I’ll admit I go through periods when I neglect my friends, my family, and my responsibilities to others and myself.   I haven’t figured out the secret to getting it all done, being everything to everyone, and not letting others down.   This includes the above mentioned friends, family, and students.

But the minion plan, now that could change my life.

 

Shameless Self-Promoter

30 Mar

How else can I get the word out about my teaching and reach new students….for free to boot?

Here’s an example of how I’m putting my teaching out there for you. Let me know what you think or what else you’d like to learn.

Walking The Walk

29 Mar

I don’t practice 3 hours a day.

The average time I set aside for my yoga practice daily varies from obsessively long to pathetically short. Heck, some days it’s nonexistant. As a teacher there are times I feel I’m not “walking-the-walk”; as a yogi I know it’s ok to give myself a break. Somes days it’s simply a case of I just don’t want to practice.  Instrinsic motivation was never my strong suit.

You’ll be happy to hear I’m currently miles away from yoga practice burnout but I’ve been there before. It’s not pretty.

Forgiving My Flaws…

28 Mar

…and God knows I have a lot of them so this might take awhile.

Yoga Journal recently posted an article on forgiving your flaws.  I could relate – I drink coffee almost daily.  Mmmm….lattes.

But I digress.  For the record: I don’t care if someone judges me for my imperfections.  I simply don’t have the energy to waste on thinking about it.

Enjoy the article.

Spoiled Rotten

23 Mar

There are days when I want to smack myself in the face. I’m very fortunate for the opportunities I’ve been given but for some reason they aren’t always enough.

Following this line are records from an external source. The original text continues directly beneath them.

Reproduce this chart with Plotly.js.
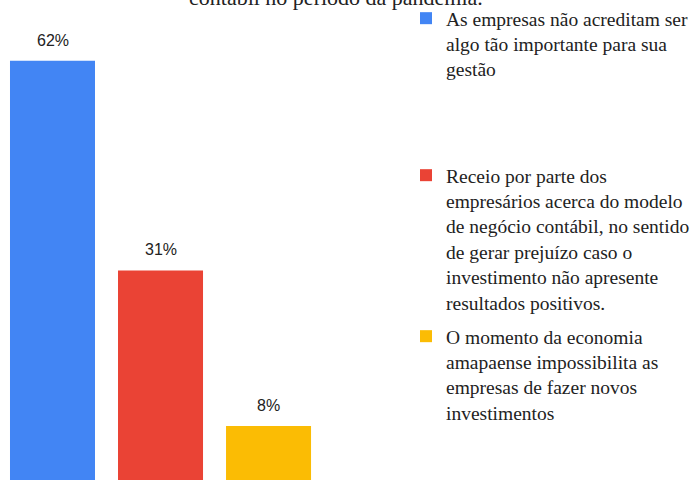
<!DOCTYPE html>
<html><head><meta charset="utf-8">
<script src="https://cdn.plot.ly/plotly-3.0.1.min.js"></script>
<style>html,body{margin:0;padding:0;background:#fff}</style>
</head><body><div id="chart" style="width:694px;height:480px"></div>
<script>
const categories = ["A", "B", "C"];
const seriesNames = [
  "As empresas não acreditam ser<br>algo tão importante para sua<br>gestão",
  "Receio por parte dos<br>empresários acerca do modelo<br>de negócio contábil, no sentido<br>de gerar prejuízo caso o<br>investimento não apresente<br>resultados positivos.",
  "O momento da economia<br>amapaense impossibilita as<br>empresas de fazer novos<br>investimentos"
];
const values = [62, 31, 8];
const labels = ["62%", "31%", "8%"];
const colors = ["#4285F4", "#EA4335", "#FBBC04"];
const titleTail = "contábil no período da pandemia.";

const SERIF = "Liberation Serif";
const legendNames = ["legend", "legend2", "legend3"];
const traces = categories.map((c, i) => ({
  type: "bar",
  x: [c],
  y: [values[i]],
  name: seriesNames[i],
  marker: {color: colors[i]},
  legend: legendNames[i],
  hoverinfo: "none"
}));

const legendTops = [-1, 156, 317];
const layout = {
  width: 694, height: 480,
  margin: {l: 0, r: 0, t: 0, b: 0, autoexpand: false},
  font: {family: SERIF, size: 19.5, color: "#222"},
  paper_bgcolor: "#fff", plot_bgcolor: "#fff",
  barmode: "group", bargap: 0.213,
  showlegend: true,
  xaxis: {domain: [0, 330/694], range: [-0.486, 2.569], visible: false, fixedrange: true, type: "category"},
  yaxis: {range: [0, 71], visible: false, fixedrange: true},
  annotations: categories.map((c, i) => ({
    x: c, y: values[i], xref: "x", yref: "y", text: labels[i], showarrow: false,
    yanchor: "bottom", yshift: 10,
    font: {family: "Liberation Sans", size: 16, color: "#222"}
  })).concat([{
    xref: "paper", yref: "paper", x: 336/694, y: 1, xanchor: "center", yanchor: "bottom",
    yshift: -12, showarrow: false, text: titleTail,
    font: {family: SERIF, size: 22, color: "#222"}
  }])
};
legendNames.forEach((ln, i) => {
  layout[ln] = {
    xref: "paper", yref: "paper", xanchor: "left", yanchor: "top",
    x: 406/694, y: 1 - legendTops[i]/480,
    font: {family: SERIF, size: 19.5, color: "#222"},
    valign: "top", bgcolor: "rgba(0,0,0,0)", borderwidth: 0, itemwidth: 30
  };
});
Plotly.newPlot("chart", traces, layout, {displayModeBar: false, staticPlot: true});
</script></body></html>
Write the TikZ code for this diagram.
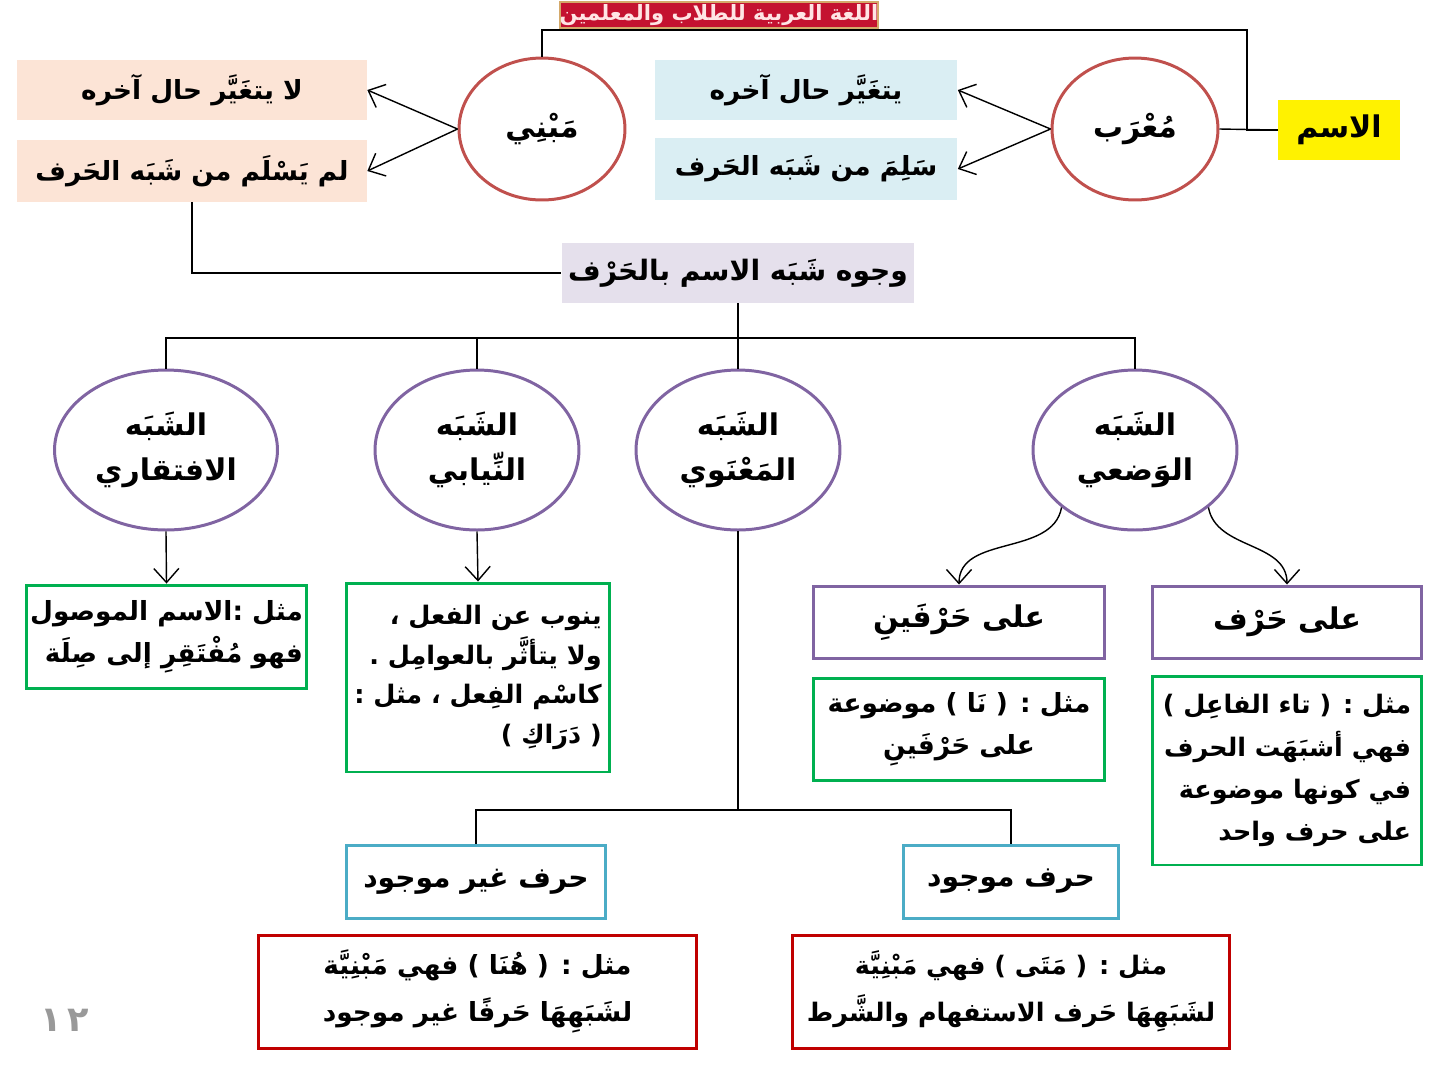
\documentclass[tikz,border=0pt]{standalone}
\usepackage{fontspec}
\usetikzlibrary{positioning, shapes.geometric, arrows.meta}
\TeXXeTstate=1
\newfontfamily\arabicfont[Script=Arabic]{DejaVu Sans}
\newcommand{\artxt}[1]{{\arabicfont\bfseries\beginR #1\endR}}

\definecolor{peach}{HTML}{FCE4D6}
\definecolor{paleblue}{HTML}{DAEEF3}
\definecolor{lavender}{HTML}{E5E0EC}
\definecolor{ringred}{HTML}{C0504D}
\definecolor{ringpurple}{HTML}{8064A2}
\definecolor{okgreen}{HTML}{00B050}
\definecolor{tealline}{HTML}{4BACC6}
\definecolor{darkred}{HTML}{C00000}
\definecolor{bannerred}{HTML}{C41230}
\definecolor{bannertan}{HTML}{D4A96A}

\begin{document}
\begin{tikzpicture}[x=0.02cm, y=-0.02cm]
    % Define styles
    \tikzstyle{lbl} = [font=\fontsize{15}{24}\selectfont, inner sep=2pt]
    \tikzstyle{fillbox} = [lbl, minimum height=1.2cm]
    \tikzstyle{redring} = [lbl, ellipse, draw=ringred, line width=1.7pt, minimum width=3.32cm, minimum height=2.84cm, font=\fontsize{17}{25}\selectfont]
    \tikzstyle{purplering} = [lbl, ellipse, draw=ringpurple, line width=1.7pt, minimum width=4.08cm, minimum height=3.2cm, align=center, font=\fontsize{17}{26}\selectfont]
    \tikzstyle{framebox} = [lbl, draw, line width=1.7pt, align=center]
    \tikzstyle{link} = [draw, line width=0.8pt]
    \tikzstyle{arrow} = [link, ->, >={Straight Barb[length=2.8mm, width=5mm]}]

    \useasboundingbox (0,0) rectangle (1440,1080);

    % Top row
    \node[fillbox, fill=yellow, minimum width=2.44cm, font=\fontsize{17}{24}\selectfont] (isme) at (1339,130) {\artxt{الاسم}};
    \node[redring] (murab) at (1135,129) {\artxt{مُعْرَب}};
    \node[redring] (mabni) at (542,129) {\artxt{مَبْنِي}};
    \node[fillbox, fill=paleblue, minimum width=6.06cm] (blue1) at (806,90) {\artxt{يتغَيَّر حال آخره}};
    \node[fillbox, fill=paleblue, minimum width=6.06cm, minimum height=1.24cm] (blue2) at (806,169) {\artxt{سَلِمَ من شَبَه الحَرف}};
    \node[fillbox, fill=peach, minimum width=7cm] (peach1) at (192,90) {\artxt{لا يتغَيَّر حال آخره}};
    \node[fillbox, fill=peach, minimum width=7cm, minimum height=1.24cm] (peach2) at (192,171) {\artxt{لم يَسْلَم من شَبَه الحَرف}};

    \coordinate (topjoin) at (1247,30);
    \draw[link] (isme.west) -- (murab.east);
    \draw[link] (isme.west) -| (topjoin) -| (mabni.north);
    \draw[arrow] (murab.west) -- (blue1.east);
    \draw[arrow] (murab.west) -- (blue2.east);
    \draw[arrow] (mabni.west) -- (peach1.east);
    \draw[arrow] (mabni.west) -- (peach2.east);

    % Banner
    \node[fill=bannerred, draw=bannertan, line width=1.2pt, minimum width=6.04cm, minimum height=0.52cm, inner sep=0pt,
          text=pink!40!white, font=\fontsize{12}{12}\selectfont] (banner) at (719,15) {\artxt{اللغة العربية للطلاب والمعلمين}};

    % Middle
    \node[fillbox, fill=lavender, minimum width=7.06cm, font=\fontsize{16}{24}\selectfont] (wujuh) at (738,273) {\artxt{وجوه شَبَه الاسم بالحَرْف}};
    \draw[link] (peach2.south) |- (wujuh.west);

    \node[purplering, minimum width=4.46cm] (iftiqari) at (166,450) {\artxt{الشَبَه}\\\artxt{الافتقاري}};
    \node[purplering] (niyabi) at (477,450) {\artxt{الشَبَه}\\\artxt{النِّيابي}};
    \node[purplering] (manawi) at (738,450) {\artxt{الشَبَه}\\\artxt{المَعْنَوي}};
    \node[purplering] (wadi) at (1135,450) {\artxt{الشَبَه}\\\artxt{الوَضعي}};

    \coordinate (bus) at (738,338);
    \draw[link] (wujuh.south) -- (bus);
    \foreach \n in {iftiqari, niyabi, manawi, wadi} {
        \draw[link] (\n.north) |- (bus);
    }

    % Examples under the rings
    \node[framebox, draw=okgreen, minimum width=5.54cm, minimum height=2.06cm, align=right] (ex1) at (166.5,636.5)
        {\artxt{مثل :الاسم الموصول}\\\artxt{فهو مُفْتَقِرِ إلى صِلَة}};
    \node[framebox, draw=okgreen, minimum width=5.28cm, minimum height=3.78cm, align=right, font=\fontsize{14.5}{22.5}\selectfont] (ex2) at (478,677.5)
        {\artxt{ينوب عن الفعل ،}\\\artxt{ولا يتأثَّر بالعوامِل .}\\\artxt{كاسْم الفِعل ، مثل :}\\\artxt{( دَرَاكِ )}};
    \draw[arrow] (iftiqari.south) -- (ex1.north);
    \draw[arrow] (niyabi.south) -- (ex2.north);

    \node[framebox, draw=ringpurple, minimum width=5.84cm, minimum height=1.44cm, font=\fontsize{17}{24}\selectfont] (twoltr) at (959,622) {\artxt{على حَرْفَينِ}};
    \node[framebox, draw=ringpurple, minimum width=5.4cm, minimum height=1.44cm, font=\fontsize{17}{24}\selectfont] (oneltr) at (1287,622) {\artxt{على حَرْف}};
    \node[framebox, draw=okgreen, minimum width=5.84cm, minimum height=2.04cm] (ex3) at (959,729)
        {\artxt{مثل : ( نَا ) موضوعة}\\\artxt{على حَرْفَينِ}};
    \node[framebox, draw=okgreen, minimum width=5.4cm, minimum height=3.78cm, align=right, font=\fontsize{14.5}{24}\selectfont] (ex4) at (1287,770.5)
        {\artxt{مثل : ( تاء الفاعِل )}\\\artxt{فهي أشبَهَت الحرف}\\\artxt{في كونها موضوعة}\\\artxt{على حرف واحد}};
    \draw[arrow] (wadi.-142) to[out=-100, in=90] (twoltr.north);
    \draw[arrow] (wadi.-38) to[out=-80, in=90] (oneltr.north);

    % Meaning branch
    \node[framebox, draw=tealline, minimum width=5.2cm, minimum height=1.46cm, font=\fontsize{16}{24}\selectfont] (absent) at (476,881.5) {\artxt{حرف غير موجود}};
    \node[framebox, draw=tealline, minimum width=4.32cm, minimum height=1.46cm, font=\fontsize{16}{24}\selectfont] (present) at (1011,881.5) {\artxt{حرف موجود}};
    \coordinate (mbus) at (738,810);
    \draw[link] (manawi.south) -- (mbus);
    \draw[link] (absent.north) |- (mbus);
    \draw[link] (present.north) |- (mbus);

    \node[framebox, draw=darkred, minimum width=8.78cm, minimum height=2.26cm, font=\fontsize{15}{27}\selectfont] (ex5) at (477.5,991.5)
        {\artxt{مثل : ( هُنَا ) فهي مَبْنِيَّة}\\\artxt{لشَبَهِهَا حَرفًا غير موجود}};
    \node[framebox, draw=darkred, minimum width=8.76cm, minimum height=2.26cm, font=\fontsize{14.5}{27}\selectfont] (ex6) at (1011,991.5)
        {\artxt{مثل : ( مَتَى ) فهي مَبْنِيَّة}\\\artxt{لشَبَهِهَا حَرف الاستفهام والشَّرط}};

    % Page number
    \node[text=gray!80, font=\fontsize{20}{20}\selectfont\arabicfont\bfseries] (pagenum) at (65,1020) {١\,٢};
\end{tikzpicture}
\end{document}
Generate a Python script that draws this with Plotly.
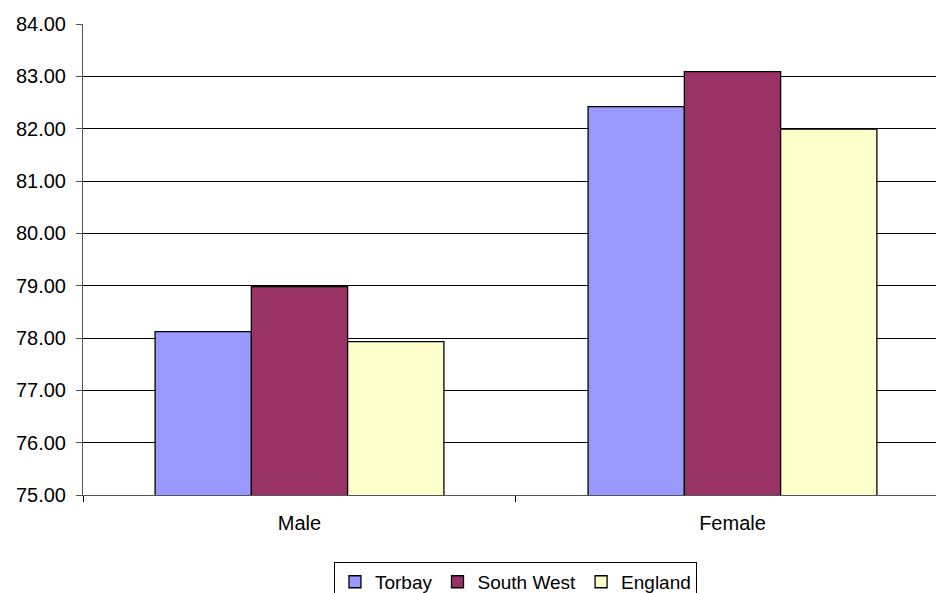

I have the disease of ‘Wanting’: A better career, a larger client base, more knowledge, etc., etc., etc. But here’s the kicker: I don’t always work as hard as I should to get what I want. I’m horribly spoiled. I call it the “Middle-class-Canadian-white-girl-from-the-suburbs” disease. Life has come too easily for me.

Here’s a quote I recently heard that hit home: “Give 100% to the things you want to do; give 110% to the things you don’t.” – Lou Lamoriello

It’s the things you don’t want to do that are the ones you really need to do to grow and accomplish great things. Especially as a middle-class-Canadian-white-girl-from-the-suburbs I owe it to those less fortunate to use the opportunities I’ve been given.

How does this relate to yoga? Your yoga practice is a metaphor for life: You accomplish great things through dedication, sacrifice and practice. Don’t expect to be able to do a handstand by sitting on your ass all day.